COLLEGE STATION — Twenty-one canine search and rescue teams and 16 search team managers from nine states and Canada have deployed to the Texas Engineering Extension Service’s Disaster City this week as part of a new Disaster Canine Search Specialist course.
The canines and their handlers will learn the basic skills necessary to work safely and reliably in a collapsed structure environment, like was found most recently along the Mississippi Gulf Coast in the aftermath of Hurricane Katrina. During the five-day, 50-hour course, the canine teams will cover obedience, bark alert, directability and agility, as well as perform actual searches on Disaster City’s three active rubble piles.
Training for the canine teams requires hundreds of hours, and handlers provide their services on a volunteer basis. Handlers also supply their own equipment and often train for years with their dog before participating in search and rescue missions.

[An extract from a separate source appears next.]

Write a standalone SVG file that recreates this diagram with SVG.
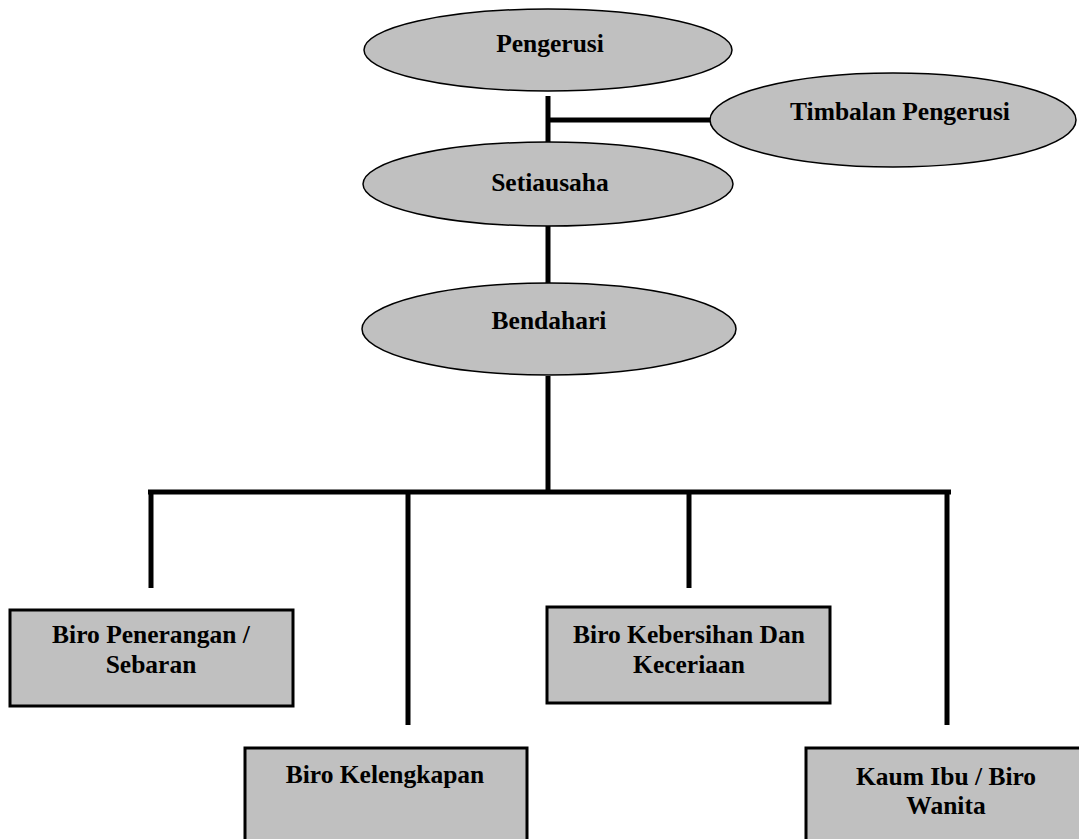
<svg xmlns="http://www.w3.org/2000/svg" width="1079" height="839" viewBox="0 0 1079 839">
<style>
.ell{fill:#c0c0c0;stroke:#000;stroke-width:1.5}
.box{fill:#c0c0c0;stroke:#000;stroke-width:3}
.lbl{font-family:"Liberation Serif","Times New Roman",serif;font-weight:bold;font-size:25.5px;fill:#000;text-anchor:middle}
.con{stroke:#000;stroke-width:5;fill:none}
</style>
<rect width="1079" height="839" fill="#fff"/>
<g id="connectors">
<line class="con" x1="548" y1="96" x2="548" y2="142"/>
<line class="con" x1="548" y1="120" x2="711" y2="120"/>
<line class="con" x1="548" y1="226" x2="548" y2="283"/>
<line class="con" x1="548" y1="376" x2="548" y2="492"/>
<line class="con" x1="148" y1="492" x2="951" y2="492"/>
<line class="con" x1="151" y1="492" x2="151" y2="588"/>
<line class="con" x1="408" y1="492" x2="408" y2="725"/>
<line class="con" x1="689" y1="492" x2="689" y2="588"/>
<line class="con" x1="947" y1="492" x2="947" y2="725"/>
</g>
<g id="pengerusi">
<ellipse class="ell" cx="548" cy="50" rx="184" ry="41"/>
<text class="lbl" x="550" y="52">Pengerusi</text>
</g>
<g id="timbalan">
<ellipse class="ell" cx="893" cy="120" rx="183" ry="47"/>
<text class="lbl" x="900" y="120">Timbalan Pengerusi</text>
</g>
<g id="setiausaha">
<ellipse class="ell" cx="548" cy="184" rx="185" ry="42"/>
<text class="lbl" x="550" y="191">Setiausaha</text>
</g>
<g id="bendahari">
<ellipse class="ell" cx="549" cy="329" rx="187" ry="46"/>
<text class="lbl" x="549" y="329">Bendahari</text>
</g>
<g id="biro-penerangan">
<rect class="box" x="10" y="610" width="283" height="96"/>
<text class="lbl" x="151" y="643">Biro Penerangan /</text>
<text class="lbl" x="151" y="673">Sebaran</text>
</g>
<g id="biro-kelengkapan">
<rect class="box" x="245" y="748" width="282" height="100"/>
<text class="lbl" x="385" y="783">Biro Kelengkapan</text>
</g>
<g id="biro-kebersihan">
<rect class="box" x="547" y="607" width="283" height="96"/>
<text class="lbl" x="689" y="643">Biro Kebersihan Dan</text>
<text class="lbl" x="689" y="673">Keceriaan</text>
</g>
<g id="kaum-ibu">
<rect class="box" x="806" y="748" width="283" height="100"/>
<text class="lbl" x="946" y="785">Kaum Ibu / Biro</text>
<text class="lbl" x="946" y="814">Wanita</text>
</g>
</svg>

Disaster City has become one of the top search and rescue canine training and education facilities in the country, having hosted FEMA’s prestigious Advanced National Disaster Canine Evaluation this past January. Disaster City features a host of full-scale, collapsible structures for search and rescue operations, in addition to three concrete and wood rubble piles, which are fortified with interior mazes of tunnels for live “victim” placement.
The training facility is also home to the TEEX-sponsored Texas Task Force 1, one of FEMA’s 28 national urban search and rescue teams and the only statewide search and rescue team in Texas. The Task Force, which most recently responded to Hurricanes Katrina and Rita, currently includes 11 certified canine teams.
TEEX, a member of The Texas A&M University System, offers hands-on, customized training, exercises, technical assistance and technology transfer services impacting Texas and beyond. TEEX programs include fire, homeland security, law enforcement, public works, safety and health, search and rescue and technology transfer.